To deliver working software incrementally, and at a sustainable pace, it’s critical to keep the master build passing at all times.

A failing build is demoralizing and disruptive for the team. Developers and testers will lose confidence in the correctness of the system. They may be unable to know if a failing test was due to their change, or to something else.

Keeping the master build passing should take priority over almost everything else. The whole team should feel responsible for it, and when the build fails, the whole team should be alerted. It shouldn’t be left to a ‘devops’ team, or only to senior developers. One option is to configure your CI to post notifications to your team’s Slack channel for high visibility.

We can adopt several practices to help ensure master stays passing:

  • Performing code reviews to detect potentially problematic tests
  • Running linters to catch common problem areas, such as rubocop-rspec
  • Using features such as GitHub Checks to enforce a passing build before the branch can be merged into master.

But even with these practices, things can still go wrong:

  • We can have intermittent failures due to factors such as time of day or concurrency.
  • We can have a semantic conflict, where behaviour is correct on individual branches but incorrect when they’re combined.
  • We can have infrastructure failures unrelated to the code.

It’s important to establish a clear process for what should be done when the master build fails. The details of this should be discussed and agreed by your team, but I’ll discuss one starting point.

In most cases, the most recent merge will be the one that broke the build.
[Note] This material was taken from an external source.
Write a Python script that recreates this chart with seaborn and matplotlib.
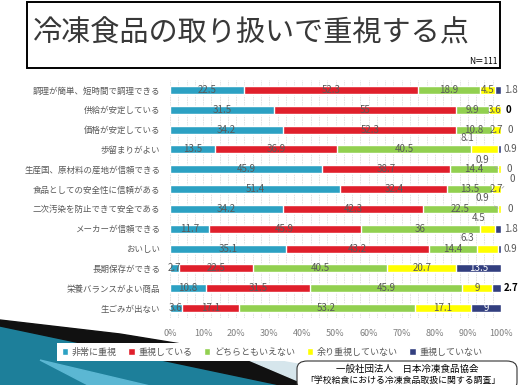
import matplotlib
matplotlib.use("Agg")
import matplotlib.pyplot as plt
from matplotlib.patches import Polygon, Rectangle, FancyBboxPatch
import numpy as np
import pandas as pd
import seaborn as sns

# data
items = [
    "調理が簡単、短時間で調理できる",
    "供給が安定している",
    "価格が安定している",
    "歩留まりがよい",
    "生産国、原材料の産地が信頼できる",
    "食品としての安全性に信頼がある",
    "二次汚染を防止できて安全である",
    "メーカーが信頼できる",
    "おいしい",
    "長期保存ができる",
    "栄養バランスがよい商品",
    "生ごみが出ない",
]
series_names = ["非常に重視", "重視している", "どちらともいえない", "余り重視していない", "重視していない"]
very_important = [22.5, 31.5, 34.2, 13.5, 45.9, 51.4, 34.2, 11.7, 35.1, 2.7, 10.8, 3.6]
important = [52.3, 55, 52.3, 36.9, 38.7, 32.4, 42.3, 45.9, 43.2, 22.5, 31.5, 17.1]
neutral = [18.9, 9.9, 10.8, 40.5, 14.4, 13.5, 22.5, 36, 14.4, 40.5, 45.9, 53.2]
not_much = [4.5, 3.6, 2.7, 8.1, 0.9, 2.7, 0.9, 4.5, 6.3, 20.7, 9, 17.1]
not_important = [1.8, 0, 0, 0.9, 0, 0, 0, 1.8, 0.9, 13.5, 2.7, 9]
tick_labels = [f"{v}%" for v in range(0, 101, 10)]

colors = ["#2ca1c3", "#e01f2b", "#92d050", "#ffff00", "#333f7f"]
label_gray = "#595959"

W, H = 520, 385


def fx(x):
    return x / W


def fy(y):
    return 1 - y / H


sns.set_style("white")
plt.rcParams["font.family"] = ["Noto Sans CJK JP", "DejaVu Sans"]

vals = np.array([very_important, important, neutral, not_much, not_important])
cums = vals.cumsum(axis=0)
df = pd.DataFrame({"item": items})
for j, name in enumerate(series_names):
    df[name] = cums[j]

fig = plt.figure(figsize=(5.2, 3.85), dpi=100)

# background decoration (bottom left)
fig.add_artist(Polygon([(fx(0), fy(326)), (fx(285), fy(386)), (fx(0), fy(386))],
                       closed=True, transform=fig.transFigure, color="#1d7f9a", zorder=0))
fig.add_artist(Polygon([(fx(40), fy(360)), (fx(150), fy(386)), (fx(90), fy(386))],
                       closed=True, transform=fig.transFigure, color="#5bb7d3", zorder=0))
fig.add_artist(Polygon([(fx(0), fy(320)), (fx(120), fy(334)), (fx(230), fy(352)),
                        (fx(310), fy(386)), (fx(285), fy(386)), (fx(0), fy(326))],
                       closed=True, transform=fig.transFigure, color="#111111", zorder=0))
fig.add_artist(Polygon([(fx(230), fy(352)), (fx(420), fy(386)), (fx(310), fy(386))],
                       closed=True, transform=fig.transFigure, color="#d6e6ec", zorder=0))
fig.add_artist(Rectangle((fx(57), fy(361)), fx(448), 18 / H, transform=fig.transFigure,
                         facecolor="white", edgecolor="none", zorder=1))

ax = fig.add_axes([fx(170), fy(318), fx(331), 238 / H])

# stacked bars: draw cumulative totals from the last series backwards
for j in range(len(series_names) - 1, -1, -1):
    sns.barplot(data=df, x=series_names[j], y="item", orient="h", color=colors[j],
                width=0.4, label=series_names[j], ax=ax, saturation=1, zorder=3)

handles, labels = ax.get_legend_handles_labels()
if ax.get_legend() is not None:
    ax.get_legend().remove()

ax.set_xlim(0, 100)
ax.set_ylim(len(items) - 0.5, -0.5)
ax.set_xticks(range(0, 101, 10))
ax.set_xticklabels(tick_labels, fontsize=6.5, color="#7f7f7f")
ax.set_xticks(np.arange(0, 100.1, 2.5), minor=True)
ax.tick_params(axis="x", length=0, pad=8, which="both")
ax.tick_params(axis="y", length=0, pad=7, labelsize=6.1, labelcolor=label_gray)
ax.grid(axis="x", which="both", color="#dedede", linestyle=(0, (2, 1)), linewidth=0.6, zorder=0)
ax.grid(axis="y", visible=False)
ax.set_axisbelow(True)
ax.set_xlabel("")
ax.set_ylabel("")
for s in ax.spines.values():
    s.set_visible(False)

# value labels
outside_right = {(0, 4): 3, (1, 4): 5, (2, 4): 7, (3, 4): 3, (4, 4): 6,
                 (6, 4): 7, (7, 4): 3, (8, 4): 3, (10, 4): 3}
moved = {(3, 3): (-17, 11), (4, 3): (-17, 9), (6, 3): (-17, 11),
         (7, 3): (-9, 11), (8, 3): (-20, 11), (5, 4): (11, 10)}
leaders = {(4, 3), (6, 3), (5, 4)}
bold_black = {(1, 4), (10, 4)}
white_text = {(9, 4), (11, 4)}

for i in range(len(items)):
    for j in range(len(series_names)):
        v = vals[j, i]
        txt = f"{v:g}"
        color = label_gray
        weight = "normal"
        if (i, j) in bold_black:
            color, weight = "black", "bold"
        if (i, j) in white_text:
            color = "white"
        center = cums[j, i] - v / 2
        if (i, j) in outside_right:
            ax.annotate(txt, (100, i), xytext=(outside_right[(i, j)], 0),
                        textcoords="offset pixels", ha="left", va="center",
                        fontsize=7, color=color, fontweight=weight, zorder=5)
        elif (i, j) in moved:
            dx, dy = moved[(i, j)]
            x0 = 100 if j == 4 else center
            arrow = dict(arrowstyle="-", color="#a6a6a6", lw=0.6, shrinkA=2, shrinkB=1) \
                if (i, j) in leaders else None
            ax.annotate(txt, (x0, i), xytext=(dx, dy), textcoords="offset pixels",
                        ha="center", va="center", fontsize=7, color=color,
                        arrowprops=arrow, zorder=5)
        else:
            ax.text(center, i, txt, ha="center", va="center", fontsize=7,
                    color=color, fontweight=weight, zorder=5)

# legend
leg = fig.legend(handles[::-1], labels[::-1], ncol=5, loc="center",
                 bbox_to_anchor=(fx(272), fy(352)), frameon=False, fontsize=6.5,
                 handlelength=0.7, handleheight=0.7, handletextpad=0.4, columnspacing=1.3)
for t in leg.get_texts():
    t.set_color(label_gray)
leg.set_zorder(2)

# title box
fig.add_artist(Rectangle((fx(27), fy(68)), fx(473), 66 / H, transform=fig.transFigure,
                         facecolor="white", edgecolor="black", linewidth=1.4))
fig.text(fx(33), fy(33), "冷凍食品の取り扱いで重視する点", fontsize=21, color="#383838",
         ha="left", va="center")
fig.text(fx(497), fy(62), "N＝111", fontsize=6, color="black", ha="right", va="center")

# source box
fig.add_artist(FancyBboxPatch((fx(297), fy(390)), fx(220), 29 / H,
                              boxstyle="round,pad=0,rounding_size=0.02",
                              transform=fig.transFigure, facecolor="white",
                              edgecolor="#333333", linewidth=0.8, zorder=3))
fig.text(fx(407), fy(369), "一般社団法人　日本冷凍食品協会", fontsize=6.8, color="black",
         ha="center", va="center", zorder=4)
fig.text(fx(403), fy(380), "「学校給食における冷凍食品取扱に関する調査」", fontsize=6.4,
         color="black", ha="center", va="center", zorder=4)

fig.savefig("out.png", dpi=100)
If the author of the most recent merge hasn’t reacted to the failure, send a gentle nudge.

The first thing the author should do is pull the latest master, and check if the test passes locally. If it fails, that gives a good starting point. If it passes, we’ll have to broaden the investigation.

While this in progress, there are two key things to keep in mind:

  • Getting the build back to passing as soon as possible
  • Keeping the team informed, and sharing an ETA if feasible

If the team isn’t aware of work going on, a developer might assume that a failure was due to their change. Or another developer may start investigating the failure, unaware that someone else is already on it. Both could result in wasted time.

The next step is more nuanced. It may need discussion with the team, and could depend on the nature of your project:

  • Should you revert?
  • Should you temporarily disable the test?
  • Should you delete a flawed test?

Have a clear written policy for this is useful, for example in your wiki or README.

If the fix is going to take some time to resolve, you should aim to give updates at least every hour or so.

Once the problem is resolved, take some time to reflect. Was there a particular practice which caused this? Could you make some change to improve things? There’s almost always some learning opportunity.